LAWS(BOM)-2010-1-64

HARAKCHAND GULABCHAND DHOKA Vs. KASHINATH NARSINGH MARATHE

Decided On January 15, 2010
HARAKCHAND GULABCHAND DHAKA Appellant
V/S
KASHINATH NARSINGH MARATHE Respondents

JUDGEMENT

(1.) Considering the nature of the controversy involved, the petition is taken up for final hearing. I have heard the learned Counsel for the parties. By this writ petition under Article 227 of the Constitution of India, the petitioner has taken an exception to the order order dated 7th November 2009 passed by the trial Court.

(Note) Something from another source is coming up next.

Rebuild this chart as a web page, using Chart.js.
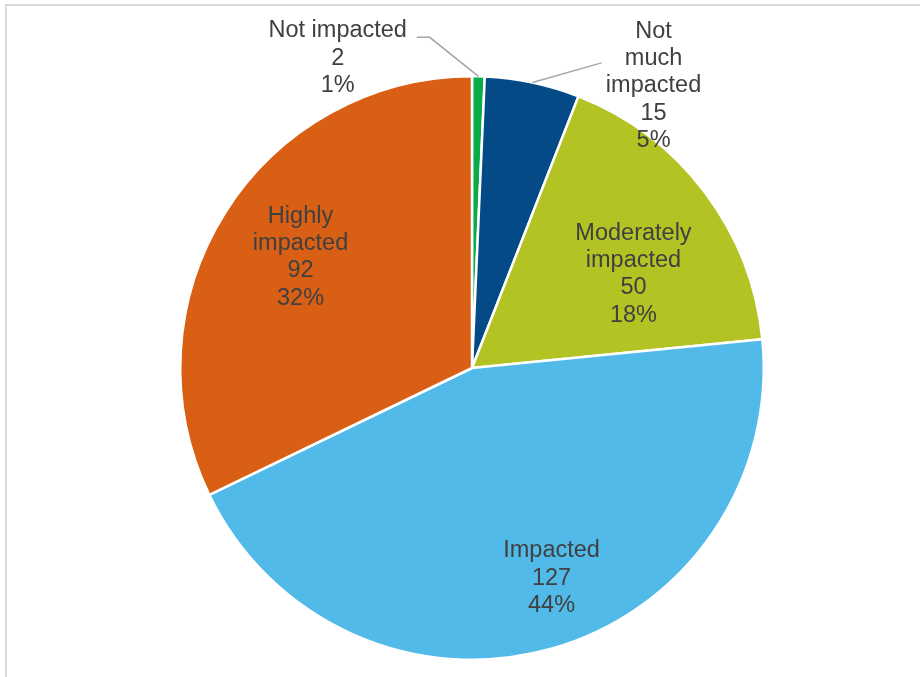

(2.) The petitioner is the original plaintiff. The petitioner has filed a suit for specific performance of agreement of sale of the suit property. The suit is being contested by the respondent-defendant. After the petitioner adduced evidence, the respondent filed his affidavit in lieu of examination-in-chief. After the affidavit was filed, the petitioner filed an application at Exh. 76 raising an objection to certain portions of the affidavit in lieu of exarnination-in-chief of the respondent on the ground that certain statements therein are required to be deleted. In the said application, the petitioner has set out the alleged objectionable statements in different paragraphs of the affidavit in lieu of examination-in-chief. It was contended that the respondent had made an application for seeking permission to amend the written statement which was rejected by the trial Court and the additional paragraphs which were sought to be introduced by the proposed amendment have been re-produced in the affidavit in lieu of examination-in-chief. The prayer in the said application at Exh. 76 was that the objectionable paragraphs in the affidavit in lieu of examination-in-chief be struck out. The learned trial Judge while rejecting the application relied upon the decision of this Court in case of (Cesar Rego Fernandes and others Vs. Angela Ninette Aliverira Fernandes, 2008 1 BCR 270). The trial Court held that there was no power vesting in the Court to order deletion of certain portions of the affidavit in lieu of examination-in-chief.

(3.) The learned Counsel for the petitioner-plaintiff has invited my attention to the text of the proposed amendment of written statement sought by the respondent by filing an application at Exh. 51 and the order passed on the said application. He pointed out that the order rejecting the said application for amendment of the written statement has been affirmed by this Court. He pointed out that the additional averments which were sought to be added by the amendment find place in the affidavit in lieu of examination-in-chief. He submitted that the decision of this Court in the case of Cesar Rego Fernandes and others (supra) does not deal with the such contingency where the paragraphs which were not permitted to be added to the pleadings have been incorporated in the affidavit in lieu of examination-in-chief. He submitted that it will be unjust to compel the petitioner to cross examine the respondent on the said part of the affidavit in lieu of examination-in-chief. He placed reliance on the decision of the Apex Court in case of (Ameer Trading Corporation Ltd. Vs. Shapoorji Data Processing Ltd., 2004 AIR(SC) 355). He submitted that the Apex Court has held that there are two options available in such contingency. One option is to raise objection to the objectionable statements incorporated in the affidavit and the other option is to cross examine the deponent on the said statements. He submitted that the Apex Court has held that objection in writing can be filed and therefore, the said objection will have to be considered by the trial Court and proper order will have to be passed thereon. He submitted that in effect the application made by the petitioner at Exh. 76 was for raising objection and therefore, the trial Court was duty bound to deal with the said objection. He, therefore, submitted that the order rejecting the application is contrary to the law laid down by the Apex Court.